## CHALLENGE:
All the data below goes into the copy word for word, but the pictures don't.

── DATASET EXCERPT ──

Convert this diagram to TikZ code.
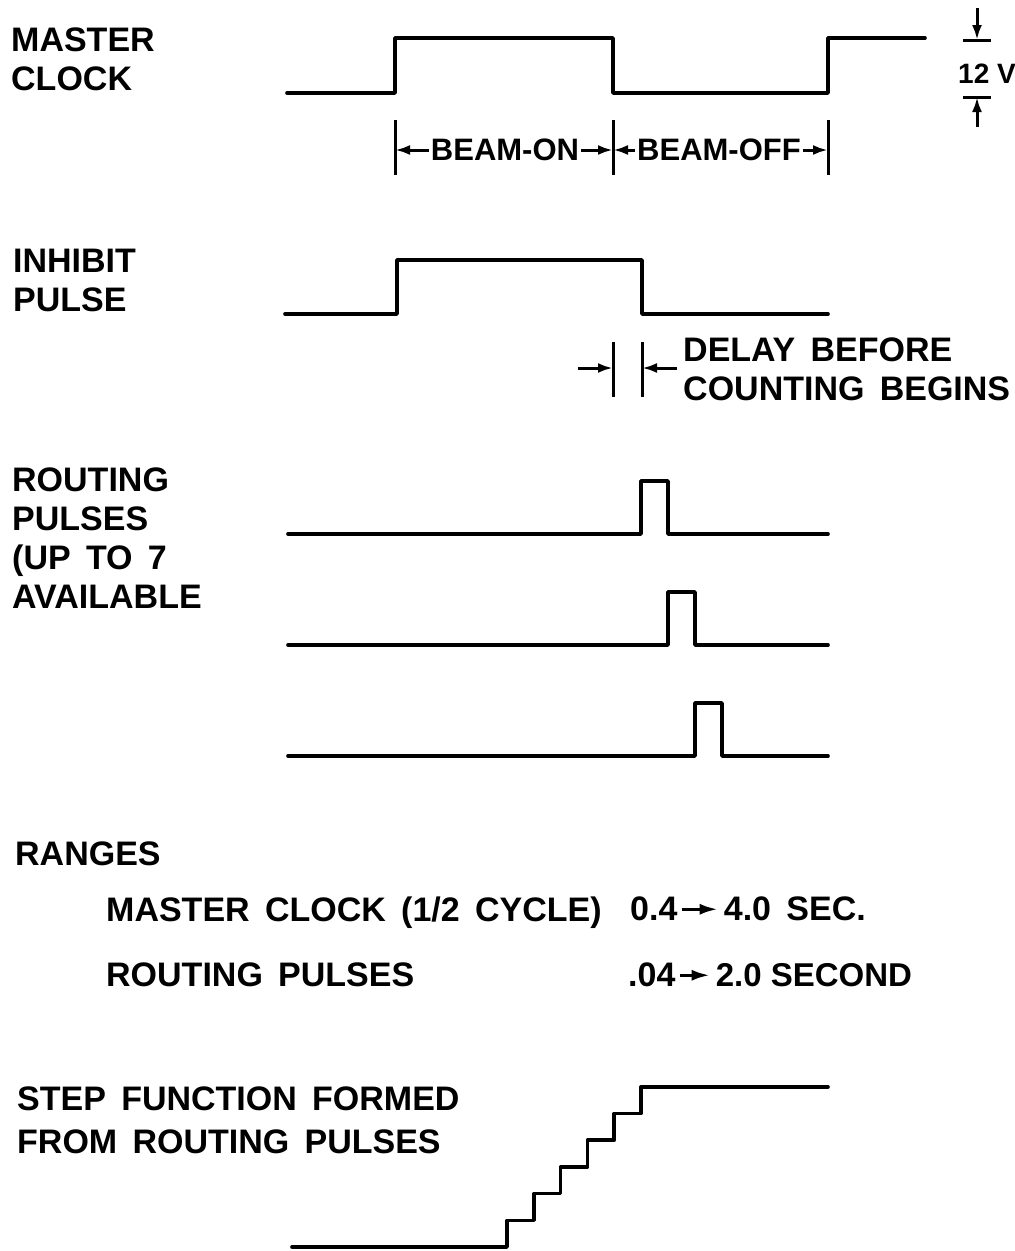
\documentclass[tikz,border=0pt]{standalone}
\usepackage{fontspec}
\setmainfont{Liberation Sans}
\usetikzlibrary{arrows.meta, positioning}
\newcommand{\sigfont}{\fontsize{34}{39}\selectfont\bfseries\spaceskip=0.45em\relax}

\begin{document}
\begin{tikzpicture}[
  x=1pt, y=-1pt,
  wave/.style={line width=3.6pt, line join=round, line cap=round},
  dimtick/.style={line width=3pt},
  dimarrow/.style={-{Latex[length=15pt,width=10pt]}, line width=3pt},
  sigtext/.style={font=\sigfont, align=left, anchor=north west, inner sep=0pt},
  dimtext/.style={font=\fontsize{31}{36}\selectfont\bfseries, inner sep=2pt}
]
  \useasboundingbox (0,0) rectangle (1015,1251);

  % labels on the left
  \node[sigtext] (mclabel) at (11,28) {MASTER\\CLOCK};
  \node[sigtext] (inhlabel) at (13,249) {INHIBIT\\PULSE};
  \node[sigtext] (routlabel) at (12,468) {ROUTING\\PULSES\\(UP TO 7\\AVAILABLE};

  % master clock
  \draw[wave] (287,93) -- (395,93) -- (395,38) -- (613,38) -- (613,93) -- (828,93) -- (828,38) -- (925,38);

  % 12 V amplitude
  \coordinate (vtop) at (977,8);
  \coordinate (vhi) at (977,40);
  \coordinate (vlo) at (977,97);
  \coordinate (vbot) at (977,127);
  \draw[dimtick] (963,40) -- (991,40);
  \draw[dimtick] (963,97) -- (991,97);
  \draw[dimarrow] (vtop) -- (vhi);
  \draw[dimarrow] (vbot) -- (vlo);
  \node[font=\fontsize{28}{32}\selectfont\bfseries, inner sep=0pt] (volts) at (987,74) {12 V};

  % beam-on / beam-off
  \foreach \x in {395,613,828}
    \draw[dimtick] (\x,120) -- (\x,175);
  \coordinate (ton) at (395,150);
  \coordinate (tmid) at (613,150);
  \coordinate (toff) at (828,150);
  \node[dimtext] (beamon) at (505,150) {BEAM-ON};
  \node[dimtext] (beamoff) at (719,150) {BEAM-OFF};
  \draw[dimarrow] (beamon.west) -- (ton);
  \draw[dimarrow] (beamon.east) -- (tmid);
  \draw[dimarrow] (beamoff.west) -- (tmid);
  \draw[dimarrow] (beamoff.east) -- (toff);

  % inhibit pulse
  \draw[wave] (285,314) -- (397,314) -- (397,260) -- (642,260) -- (642,314) -- (828,314);

  % delay before counting
  \draw[dimtick] (613,342) -- (613,397);
  \draw[dimtick] (642,342) -- (642,397);
  \coordinate (dleft) at (578,368);
  \coordinate (dend1) at (613,368);
  \coordinate (dright) at (677,368);
  \coordinate (dend2) at (642,368);
  \draw[dimarrow] (dleft) -- (dend1);
  \draw[dimarrow] (dright) -- (dend2);
  \node[sigtext] (delay) at (683,338) {DELAY BEFORE\\COUNTING BEGINS};

  % routing pulses
  \foreach \i in {0,1,2}
    \draw[wave] (288,{534+111*\i}) -- ({641+27*\i},{534+111*\i}) -- ({641+27*\i},{481+111*\i})
      -- ({668+27*\i},{481+111*\i}) -- ({668+27*\i},{534+111*\i}) -- (828,{534+111*\i});

  % ranges
  \node[sigtext] (ranges) at (15,842) {RANGES};
  \node[sigtext] (mcname) at (106,897) {MASTER CLOCK (1/2 CYCLE)};
  \node[sigtext] (mcmin) at (630,897) {0.4};
  \node[sigtext, right=46pt of mcmin] (mcmax) {4.0 SEC.};
  \draw[dimarrow, -{Latex[length=18pt,width=11pt]}, shorten <=4pt, shorten >=6pt] (mcmin) -- (mcmax);
  \node[sigtext] (rpname) at (106,963) {ROUTING PULSES};
  \node[sigtext] (rpmin) at (628,963) {.04};
  \node[sigtext, font=\fontsize{33}{38}\selectfont\bfseries, right=40pt of rpmin] (rpmax) {2.0 SECOND};
  \draw[dimarrow, -{Latex[length=18pt,width=11pt]}, shorten <=4pt, shorten >=6pt] (rpmin) -- (rpmax);

  % step function
  \node[sigtext] (steplabel) at (17,1087) {STEP FUNCTION FORMED\\[4pt]FROM ROUTING PULSES};
  \draw[wave] (292,1247) foreach \k in {0,...,5} {
      -- ({507+26.8*\k},{1247-26.7*\k}) -- ({507+26.8*\k},{1247-26.7*(\k+1)}) }
    -- (828,{1247-26.7*6});
\end{tikzpicture}
\end{document}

───

## PROBLEM SOLUTION:
Convert this diagram to TikZ code.
\documentclass[tikz,border=0pt]{standalone}
\usepackage{fontspec}
\setmainfont{Liberation Sans}
\usetikzlibrary{arrows.meta, positioning}
\newcommand{\sigfont}{\fontsize{34}{39}\selectfont\bfseries\spaceskip=0.45em\relax}

\begin{document}
\begin{tikzpicture}[
  x=1pt, y=-1pt,
  wave/.style={line width=3.6pt, line join=round, line cap=round},
  dimtick/.style={line width=3pt},
  dimarrow/.style={-{Latex[length=15pt,width=10pt]}, line width=3pt},
  sigtext/.style={font=\sigfont, align=left, anchor=north west, inner sep=0pt},
  dimtext/.style={font=\fontsize{31}{36}\selectfont\bfseries, inner sep=2pt}
]
  \useasboundingbox (0,0) rectangle (1015,1251);

  % labels on the left
  \node[sigtext] (mclabel) at (11,28) {MASTER\\CLOCK};
  \node[sigtext] (inhlabel) at (13,249) {INHIBIT\\PULSE};
  \node[sigtext] (routlabel) at (12,468) {ROUTING\\PULSES\\(UP TO 7\\AVAILABLE};

  % master clock
  \draw[wave] (287,93) -- (395,93) -- (395,38) -- (613,38) -- (613,93) -- (828,93) -- (828,38) -- (925,38);

  % 12 V amplitude
  \coordinate (vtop) at (977,8);
  \coordinate (vhi) at (977,40);
  \coordinate (vlo) at (977,97);
  \coordinate (vbot) at (977,127);
  \draw[dimtick] (963,40) -- (991,40);
  \draw[dimtick] (963,97) -- (991,97);
  \draw[dimarrow] (vtop) -- (vhi);
  \draw[dimarrow] (vbot) -- (vlo);
  \node[font=\fontsize{28}{32}\selectfont\bfseries, inner sep=0pt] (volts) at (987,74) {12 V};

  % beam-on / beam-off
  \foreach \x in {395,613,828}
    \draw[dimtick] (\x,120) -- (\x,175);
  \coordinate (ton) at (395,150);
  \coordinate (tmid) at (613,150);
  \coordinate (toff) at (828,150);
  \node[dimtext] (beamon) at (505,150) {BEAM-ON};
  \node[dimtext] (beamoff) at (719,150) {BEAM-OFF};
  \draw[dimarrow] (beamon.west) -- (ton);
  \draw[dimarrow] (beamon.east) -- (tmid);
  \draw[dimarrow] (beamoff.west) -- (tmid);
  \draw[dimarrow] (beamoff.east) -- (toff);

  % inhibit pulse
  \draw[wave] (285,314) -- (397,314) -- (397,260) -- (642,260) -- (642,314) -- (828,314);

  % delay before counting
  \draw[dimtick] (613,342) -- (613,397);
  \draw[dimtick] (642,342) -- (642,397);
  \coordinate (dleft) at (578,368);
  \coordinate (dend1) at (613,368);
  \coordinate (dright) at (677,368);
  \coordinate (dend2) at (642,368);
  \draw[dimarrow] (dleft) -- (dend1);
  \draw[dimarrow] (dright) -- (dend2);
  \node[sigtext] (delay) at (683,338) {DELAY BEFORE\\COUNTING BEGINS};

  % routing pulses
  \foreach \i in {0,1,2}
    \draw[wave] (288,{534+111*\i}) -- ({641+27*\i},{534+111*\i}) -- ({641+27*\i},{481+111*\i})
      -- ({668+27*\i},{481+111*\i}) -- ({668+27*\i},{534+111*\i}) -- (828,{534+111*\i});

  % ranges
  \node[sigtext] (ranges) at (15,842) {RANGES};
  \node[sigtext] (mcname) at (106,897) {MASTER CLOCK (1/2 CYCLE)};
  \node[sigtext] (mcmin) at (630,897) {0.4};
  \node[sigtext, right=46pt of mcmin] (mcmax) {4.0 SEC.};
  \draw[dimarrow, -{Latex[length=18pt,width=11pt]}, shorten <=4pt, shorten >=6pt] (mcmin) -- (mcmax);
  \node[sigtext] (rpname) at (106,963) {ROUTING PULSES};
  \node[sigtext] (rpmin) at (628,963) {.04};
  \node[sigtext, font=\fontsize{33}{38}\selectfont\bfseries, right=40pt of rpmin] (rpmax) {2.0 SECOND};
  \draw[dimarrow, -{Latex[length=18pt,width=11pt]}, shorten <=4pt, shorten >=6pt] (rpmin) -- (rpmax);

  % step function
  \node[sigtext] (steplabel) at (17,1087) {STEP FUNCTION FORMED\\[4pt]FROM ROUTING PULSES};
  \draw[wave] (292,1247) foreach \k in {0,...,5} {
      -- ({507+26.8*\k},{1247-26.7*\k}) -- ({507+26.8*\k},{1247-26.7*(\k+1)}) }
    -- (828,{1247-26.7*6});
\end{tikzpicture}
\end{document}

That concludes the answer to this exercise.